Saturday, February 16, 2013

Skiing Vaykay

I'm in Lake Placid, NY right now, for a winter sports-type vacation. This is one of my favorite places on earth, so just being here makes me happy.

One centerpiece of a Lake Placid visit is skiing at Whiteface Mountain. As a ski area, Whiteface is a very mixed bag. Conditions are very unpredictable and there's always a search (shopping, as one gondola-mate called it) for a trail with good snow or even the paces within a given trail with good snow. On the other hand, it's friendly and unslick. I like it there.

Today is the first day of a holiday weekend. It's nice out today and it's supposed to be dreadfully cold tomorrow, so Whiteface is overrun. I managed to get myself up the mountain on the gondola (whose relationship to the traditional Italian gondolas is mysterious to me) and then decided that I would try to stay on the upper part of the mountain for as long a possible.

This requires skiing halfway down from the top and then taking another lift back up. The first time I did this, I went to the summit, Big Whiteface as it's called. I had heard talk that a trail called Upper Cloudspin, a wide, steep expert slope, had very good snow. This happens on that particular slope for a few days each season. The rest of the time the snow all blows off and you're left with a sheet of, if not glare ice, tightly packed ice crystals.

So I'm on the lift thinking about whether or not to take this slope, which I've taken maybe 3 times before over the course of 10 years, and I began weighing the pros and cons. It occurred to me that when I usually do this, part of the process is "Well, what's the worst that can happen?" However, the answer to this is seldom "gruesome injury up to and including painful death," as it was in this case, so I decided to pass.

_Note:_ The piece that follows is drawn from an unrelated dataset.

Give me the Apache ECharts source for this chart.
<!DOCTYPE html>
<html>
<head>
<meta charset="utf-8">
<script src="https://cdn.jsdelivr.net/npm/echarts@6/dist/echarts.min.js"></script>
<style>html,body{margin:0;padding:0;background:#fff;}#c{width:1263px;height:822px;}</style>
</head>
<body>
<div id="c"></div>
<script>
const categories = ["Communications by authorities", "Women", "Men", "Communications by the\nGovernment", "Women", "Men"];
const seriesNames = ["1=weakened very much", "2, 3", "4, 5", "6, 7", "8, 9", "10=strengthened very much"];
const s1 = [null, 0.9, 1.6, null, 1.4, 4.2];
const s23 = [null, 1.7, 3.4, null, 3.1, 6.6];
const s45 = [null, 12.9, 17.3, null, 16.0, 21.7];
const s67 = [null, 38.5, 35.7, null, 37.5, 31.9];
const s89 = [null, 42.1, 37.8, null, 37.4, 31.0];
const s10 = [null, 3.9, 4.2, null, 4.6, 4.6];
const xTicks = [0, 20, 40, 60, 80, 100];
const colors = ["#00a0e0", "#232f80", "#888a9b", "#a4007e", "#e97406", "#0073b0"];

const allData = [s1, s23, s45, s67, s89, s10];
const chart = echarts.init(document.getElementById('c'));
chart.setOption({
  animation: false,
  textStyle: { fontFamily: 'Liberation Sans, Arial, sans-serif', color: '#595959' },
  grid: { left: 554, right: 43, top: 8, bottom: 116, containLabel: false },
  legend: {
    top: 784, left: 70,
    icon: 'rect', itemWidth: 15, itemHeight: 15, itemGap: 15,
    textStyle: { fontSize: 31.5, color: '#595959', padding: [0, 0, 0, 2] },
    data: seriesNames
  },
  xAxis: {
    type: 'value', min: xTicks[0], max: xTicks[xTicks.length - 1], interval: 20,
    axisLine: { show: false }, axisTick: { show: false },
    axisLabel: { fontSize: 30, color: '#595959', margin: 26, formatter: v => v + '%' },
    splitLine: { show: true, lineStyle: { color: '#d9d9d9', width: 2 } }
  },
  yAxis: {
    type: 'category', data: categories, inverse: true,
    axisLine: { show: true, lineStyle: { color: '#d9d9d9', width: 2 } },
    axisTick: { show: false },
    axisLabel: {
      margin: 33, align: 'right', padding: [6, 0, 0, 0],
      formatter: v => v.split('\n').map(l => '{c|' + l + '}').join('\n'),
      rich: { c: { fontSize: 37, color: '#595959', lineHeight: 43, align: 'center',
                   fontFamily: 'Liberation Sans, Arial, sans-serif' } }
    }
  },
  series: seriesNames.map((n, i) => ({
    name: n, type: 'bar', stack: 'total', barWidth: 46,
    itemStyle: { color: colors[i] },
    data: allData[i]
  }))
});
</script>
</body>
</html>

I still couldn't resist the opportunity to look over the side as I slid past, but in not watching where I was going, I caught a ski on a hose leading to a snowmaker and lost my balance. I started skiing over the top of a guy's skis, which is a major faux pas in these circles, and to keep myself from continuing, off balance, down the slope I was trying to avoid I elected to fall over. I know, it's rare when falling over is the preferred alternative but this was one of those case. The guy who I skied over fell down too. I apologized profusely, to which he only responded, "That probably means you shouldn't be skiing this slope." I replied, "No kidding" and slid away.

The rest of the day was uneventful, though it made it clear to me that I need a lesson or two next time I ski, because I've lost some of my edge, so to speak, after skiing very little the past 2 years. After returning to the hotel room we went to one of my favorite things, The Lake Placid Toboggan Chute and did a couple of runs there. Even though we could have then gone snow tubing, I decided not to go for the sliding-down-frozen-things trifecta, at least for today.